For the entries below, copy exactly the line that contains "Recreate this image" through the line that contains "d3.scaleLinear().domain([1500, 4500]).range([m.bottom, m.top]);", both ends included, and exclude all pictures.

Data to process ::
-- Begin --
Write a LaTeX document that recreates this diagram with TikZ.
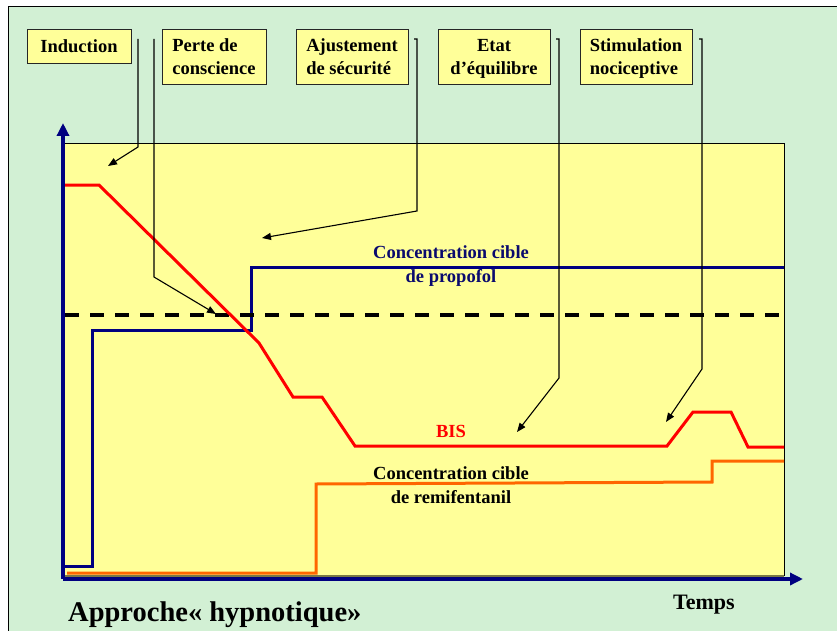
-- End --
-- Begin --
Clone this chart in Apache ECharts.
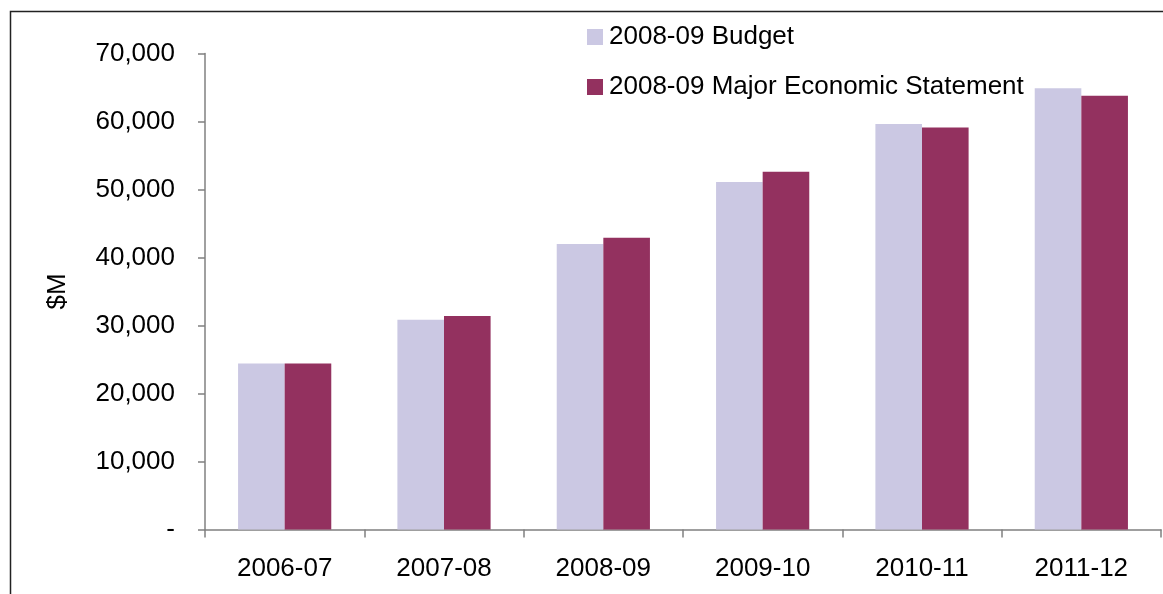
-- End --
-- Begin --
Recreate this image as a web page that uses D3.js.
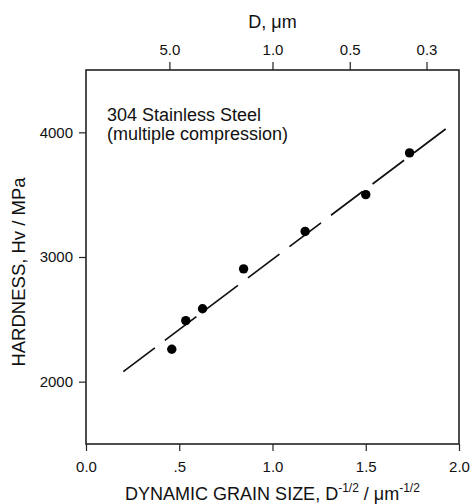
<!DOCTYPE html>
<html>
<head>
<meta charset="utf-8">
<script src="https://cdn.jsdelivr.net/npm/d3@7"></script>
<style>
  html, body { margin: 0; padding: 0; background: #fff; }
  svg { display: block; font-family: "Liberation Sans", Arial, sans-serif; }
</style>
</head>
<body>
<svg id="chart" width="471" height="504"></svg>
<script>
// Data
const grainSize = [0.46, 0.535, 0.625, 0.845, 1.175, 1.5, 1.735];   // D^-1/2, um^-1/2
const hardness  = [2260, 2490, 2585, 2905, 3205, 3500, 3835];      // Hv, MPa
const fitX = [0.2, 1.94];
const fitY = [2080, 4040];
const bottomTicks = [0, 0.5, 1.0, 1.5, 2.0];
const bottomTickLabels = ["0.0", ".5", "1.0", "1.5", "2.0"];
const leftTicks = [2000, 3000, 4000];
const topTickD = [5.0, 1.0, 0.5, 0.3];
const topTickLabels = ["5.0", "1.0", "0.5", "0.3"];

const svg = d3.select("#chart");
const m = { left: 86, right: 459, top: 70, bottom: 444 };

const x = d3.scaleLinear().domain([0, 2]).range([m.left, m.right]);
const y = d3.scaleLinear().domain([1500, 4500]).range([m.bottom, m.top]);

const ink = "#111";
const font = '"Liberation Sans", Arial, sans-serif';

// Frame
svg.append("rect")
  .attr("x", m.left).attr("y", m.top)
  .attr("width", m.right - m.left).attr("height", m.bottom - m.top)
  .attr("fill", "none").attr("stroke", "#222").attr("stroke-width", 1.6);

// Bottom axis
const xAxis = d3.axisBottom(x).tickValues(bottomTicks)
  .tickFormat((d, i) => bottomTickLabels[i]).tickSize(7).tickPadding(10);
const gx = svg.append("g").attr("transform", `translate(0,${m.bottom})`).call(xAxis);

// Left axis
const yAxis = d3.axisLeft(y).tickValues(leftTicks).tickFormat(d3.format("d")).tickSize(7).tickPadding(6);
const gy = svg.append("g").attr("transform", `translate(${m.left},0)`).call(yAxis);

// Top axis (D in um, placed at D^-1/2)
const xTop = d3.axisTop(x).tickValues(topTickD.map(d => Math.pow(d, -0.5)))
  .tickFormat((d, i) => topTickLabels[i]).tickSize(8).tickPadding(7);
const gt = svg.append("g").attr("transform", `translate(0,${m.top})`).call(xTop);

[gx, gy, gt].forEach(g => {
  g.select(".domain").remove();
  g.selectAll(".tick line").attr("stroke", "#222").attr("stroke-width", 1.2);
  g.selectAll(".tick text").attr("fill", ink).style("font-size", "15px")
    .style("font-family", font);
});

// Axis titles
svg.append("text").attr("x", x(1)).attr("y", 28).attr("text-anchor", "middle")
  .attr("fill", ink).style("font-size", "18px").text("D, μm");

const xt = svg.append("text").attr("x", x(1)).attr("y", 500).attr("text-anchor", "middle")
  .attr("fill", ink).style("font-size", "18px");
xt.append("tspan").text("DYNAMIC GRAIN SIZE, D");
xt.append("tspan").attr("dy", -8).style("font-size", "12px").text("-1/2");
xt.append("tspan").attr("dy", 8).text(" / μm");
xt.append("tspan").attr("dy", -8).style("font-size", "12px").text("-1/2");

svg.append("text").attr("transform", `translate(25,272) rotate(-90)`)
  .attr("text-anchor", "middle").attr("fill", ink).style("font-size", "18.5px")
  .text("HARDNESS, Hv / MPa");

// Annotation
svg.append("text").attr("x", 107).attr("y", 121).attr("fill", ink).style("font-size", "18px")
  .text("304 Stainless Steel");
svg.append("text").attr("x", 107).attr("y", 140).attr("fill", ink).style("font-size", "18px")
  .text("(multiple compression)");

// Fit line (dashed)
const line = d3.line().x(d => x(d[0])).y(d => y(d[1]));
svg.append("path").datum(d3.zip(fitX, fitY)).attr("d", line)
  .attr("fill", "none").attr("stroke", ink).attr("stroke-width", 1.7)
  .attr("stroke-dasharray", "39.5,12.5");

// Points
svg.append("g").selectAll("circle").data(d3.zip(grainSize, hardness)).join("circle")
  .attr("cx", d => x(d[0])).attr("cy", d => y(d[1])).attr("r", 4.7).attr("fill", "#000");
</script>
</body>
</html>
-- End --
Final result ::
Recreate this image as a web page that uses D3.js.
<!DOCTYPE html>
<html>
<head>
<meta charset="utf-8">
<script src="https://cdn.jsdelivr.net/npm/d3@7"></script>
<style>
  html, body { margin: 0; padding: 0; background: #fff; }
  svg { display: block; font-family: "Liberation Sans", Arial, sans-serif; }
</style>
</head>
<body>
<svg id="chart" width="471" height="504"></svg>
<script>
// Data
const grainSize = [0.46, 0.535, 0.625, 0.845, 1.175, 1.5, 1.735];   // D^-1/2, um^-1/2
const hardness  = [2260, 2490, 2585, 2905, 3205, 3500, 3835];      // Hv, MPa
const fitX = [0.2, 1.94];
const fitY = [2080, 4040];
const bottomTicks = [0, 0.5, 1.0, 1.5, 2.0];
const bottomTickLabels = ["0.0", ".5", "1.0", "1.5", "2.0"];
const leftTicks = [2000, 3000, 4000];
const topTickD = [5.0, 1.0, 0.5, 0.3];
const topTickLabels = ["5.0", "1.0", "0.5", "0.3"];

const svg = d3.select("#chart");
const m = { left: 86, right: 459, top: 70, bottom: 444 };

const x = d3.scaleLinear().domain([0, 2]).range([m.left, m.right]);
const y = d3.scaleLinear().domain([1500, 4500]).range([m.bottom, m.top]);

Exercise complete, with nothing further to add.